STATED PROBLEM
Your task is to copy the listing exactly. Drop any pictures from the copy.

━━━━━━━━━━━━━━━━━━━━

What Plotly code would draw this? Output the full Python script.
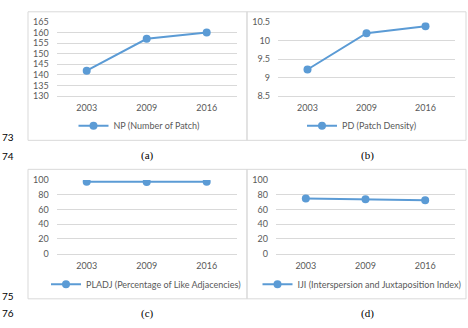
import plotly.graph_objects as go

W, H = 468, 328
years = ["2003", "2009", "2016"]
np_values = [142, 157, 160]
pd_values = [9.22, 10.2, 10.39]
pladj_values = [97.5, 97.4, 97.5]
iji_values = [74.7, 73.8, 72.6]

series_names = ["NP (Number of Patch)", "PD (Patch Density)",
                "PLADJ (Percentage of Like Adjacencies)",
                "IJI (Interspersion and Juxtaposition Index)"]
panel_labels = ["(a)", "(b)", "(c)", "(d)"]
line_numbers = ["73", "74", "75", "76"]

BLUE = "#5B9BD5"
GRID = "#D9D9D9"
TXT = "#595959"
FONT = "Lato, Liberation Sans, sans-serif"

def px(x):
    return x / W

def py(y):
    return 1 - y / H

fig = go.Figure()

panels = [
    (np_values, (56.7, 236.7), (93.3, 16.3), [130, 165], 5, (139, 124)),
    (pd_values, (278, 455), (93.3, 16.7), [8.5, 10.5], 0.5, (362, 124)),
    (pladj_values, (56.7, 236.7), (256.3, 180), [0, 100], 20, (146, 288)),
    (iji_values, (276, 455), (256.3, 180), [0, 100], 20, (362, 288)),
]

layout = {}
for i, (vals, xd, yd, yr, dt, lg) in enumerate(panels):
    n = i + 1
    xa = "x" if n == 1 else f"x{n}"
    ya = "y" if n == 1 else f"y{n}"
    lgname = "legend" if n == 1 else f"legend{n}"
    fig.add_trace(go.Scatter(
        x=years, y=vals, mode="lines+markers", name=series_names[i],
        xaxis=xa, yaxis=ya, legend=lgname,
        line=dict(color=BLUE, width=2),
        marker=dict(color=BLUE, size=8, symbol="circle"),
    ))
    layout[f"xaxis{'' if n == 1 else n}"] = dict(
        domain=[px(xd[0]), px(xd[1])], anchor=ya, type="category",
        range=[-0.5, 2.5], showgrid=False, showline=True, linecolor=GRID,
        linewidth=1, ticks="", tickfont=dict(family=FONT, size=9, color=TXT),
        ticklabelstandoff=3, zeroline=False, fixedrange=True,
    )
    layout[f"yaxis{'' if n == 1 else n}"] = dict(
        domain=[py(yd[0]), py(yd[1])], anchor=xa, range=yr, dtick=dt,
        showgrid=True, gridcolor=GRID, gridwidth=1, zeroline=False,
        showline=False, ticks="", tickfont=dict(family=FONT, size=9, color=TXT),
        ticklabelstandoff=7, fixedrange=True,
    )
    layout[lgname] = dict(
        x=px(lg[0]), y=py(lg[1]), xanchor="center", yanchor="middle",
        orientation="h", bgcolor="rgba(0,0,0,0)", itemwidth=30,
        font=dict(family=FONT, size=9, color=TXT),
    )

boxes = [(28, 6, 247, 139), (247, 6, 466, 139), (28, 169, 247, 303), (247, 169, 466, 303)]
shapes = []
for x0, y0, x1, y1 in boxes:
    shapes.append(dict(type="rect", xref="paper", yref="paper",
                       x0=px(x0), x1=px(x1), y0=py(y1), y1=py(y0),
                       line=dict(color=GRID, width=1), fillcolor="rgba(0,0,0,0)"))

annotations = []
for lab, (x, y) in zip(panel_labels, [(147.7, 155), (367, 155), (147.7, 318), (367, 318)]):
    annotations.append(dict(text=lab, x=px(x), y=py(y), xref="paper", yref="paper",
                            showarrow=False, xanchor="center", yanchor="middle",
                            font=dict(family="Liberation Serif, serif", size=11, color="#000")))
for lab, y in zip(line_numbers, [136, 155, 300, 318]):
    annotations.append(dict(text=lab, x=0, y=py(y), xref="paper", yref="paper",
                            showarrow=False, xanchor="left", yanchor="middle",
                            font=dict(family=FONT, size=10, color="#000")))

fig.update_layout(
    width=W, height=H, margin=dict(l=0, r=0, t=0, b=0),
    paper_bgcolor="white", plot_bgcolor="white",
    shapes=shapes, annotations=annotations, showlegend=True,
    **layout,
)

fig.write_html("out.html", config={"displayModeBar": False})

━━━━━━━━━━━━━━━━━━━━

EXERCISE RESULT
What Plotly code would draw this? Output the full Python script.
import plotly.graph_objects as go

W, H = 468, 328
years = ["2003", "2009", "2016"]
np_values = [142, 157, 160]
pd_values = [9.22, 10.2, 10.39]
pladj_values = [97.5, 97.4, 97.5]
iji_values = [74.7, 73.8, 72.6]

series_names = ["NP (Number of Patch)", "PD (Patch Density)",
                "PLADJ (Percentage of Like Adjacencies)",
                "IJI (Interspersion and Juxtaposition Index)"]
panel_labels = ["(a)", "(b)", "(c)", "(d)"]
line_numbers = ["73", "74", "75", "76"]

BLUE = "#5B9BD5"
GRID = "#D9D9D9"
TXT = "#595959"
FONT = "Lato, Liberation Sans, sans-serif"

def px(x):
    return x / W

def py(y):
    return 1 - y / H

fig = go.Figure()

panels = [
    (np_values, (56.7, 236.7), (93.3, 16.3), [130, 165], 5, (139, 124)),
    (pd_values, (278, 455), (93.3, 16.7), [8.5, 10.5], 0.5, (362, 124)),
    (pladj_values, (56.7, 236.7), (256.3, 180), [0, 100], 20, (146, 288)),
    (iji_values, (276, 455), (256.3, 180), [0, 100], 20, (362, 288)),
]

layout = {}
for i, (vals, xd, yd, yr, dt, lg) in enumerate(panels):
    n = i + 1
    xa = "x" if n == 1 else f"x{n}"
    ya = "y" if n == 1 else f"y{n}"
    lgname = "legend" if n == 1 else f"legend{n}"
    fig.add_trace(go.Scatter(
        x=years, y=vals, mode="lines+markers", name=series_names[i],
        xaxis=xa, yaxis=ya, legend=lgname,
        line=dict(color=BLUE, width=2),
        marker=dict(color=BLUE, size=8, symbol="circle"),
    ))
    layout[f"xaxis{'' if n == 1 else n}"] = dict(
        domain=[px(xd[0]), px(xd[1])], anchor=ya, type="category",
        range=[-0.5, 2.5], showgrid=False, showline=True, linecolor=GRID,
        linewidth=1, ticks="", tickfont=dict(family=FONT, size=9, color=TXT),
        ticklabelstandoff=3, zeroline=False, fixedrange=True,
    )
    layout[f"yaxis{'' if n == 1 else n}"] = dict(
        domain=[py(yd[0]), py(yd[1])], anchor=xa, range=yr, dtick=dt,
        showgrid=True, gridcolor=GRID, gridwidth=1, zeroline=False,
        showline=False, ticks="", tickfont=dict(family=FONT, size=9, color=TXT),
        ticklabelstandoff=7, fixedrange=True,
    )
    layout[lgname] = dict(
        x=px(lg[0]), y=py(lg[1]), xanchor="center", yanchor="middle",
        orientation="h", bgcolor="rgba(0,0,0,0)", itemwidth=30,
        font=dict(family=FONT, size=9, color=TXT),
    )

boxes = [(28, 6, 247, 139), (247, 6, 466, 139), (28, 169, 247, 303), (247, 169, 466, 303)]
shapes = []
for x0, y0, x1, y1 in boxes:
    shapes.append(dict(type="rect", xref="paper", yref="paper",
                       x0=px(x0), x1=px(x1), y0=py(y1), y1=py(y0),
                       line=dict(color=GRID, width=1), fillcolor="rgba(0,0,0,0)"))

annotations = []
for lab, (x, y) in zip(panel_labels, [(147.7, 155), (367, 155), (147.7, 318), (367, 318)]):
    annotations.append(dict(text=lab, x=px(x), y=py(y), xref="paper", yref="paper",
                            showarrow=False, xanchor="center", yanchor="middle",
                            font=dict(family="Liberation Serif, serif", size=11, color="#000")))
for lab, y in zip(line_numbers, [136, 155, 300, 318]):
    annotations.append(dict(text=lab, x=0, y=py(y), xref="paper", yref="paper",
                            showarrow=False, xanchor="left", yanchor="middle",
                            font=dict(family=FONT, size=10, color="#000")))

fig.update_layout(
    width=W, height=H, margin=dict(l=0, r=0, t=0, b=0),
    paper_bgcolor="white", plot_bgcolor="white",
    shapes=shapes, annotations=annotations, showlegend=True,
    **layout,
)

fig.write_html("out.html", config={"displayModeBar": False})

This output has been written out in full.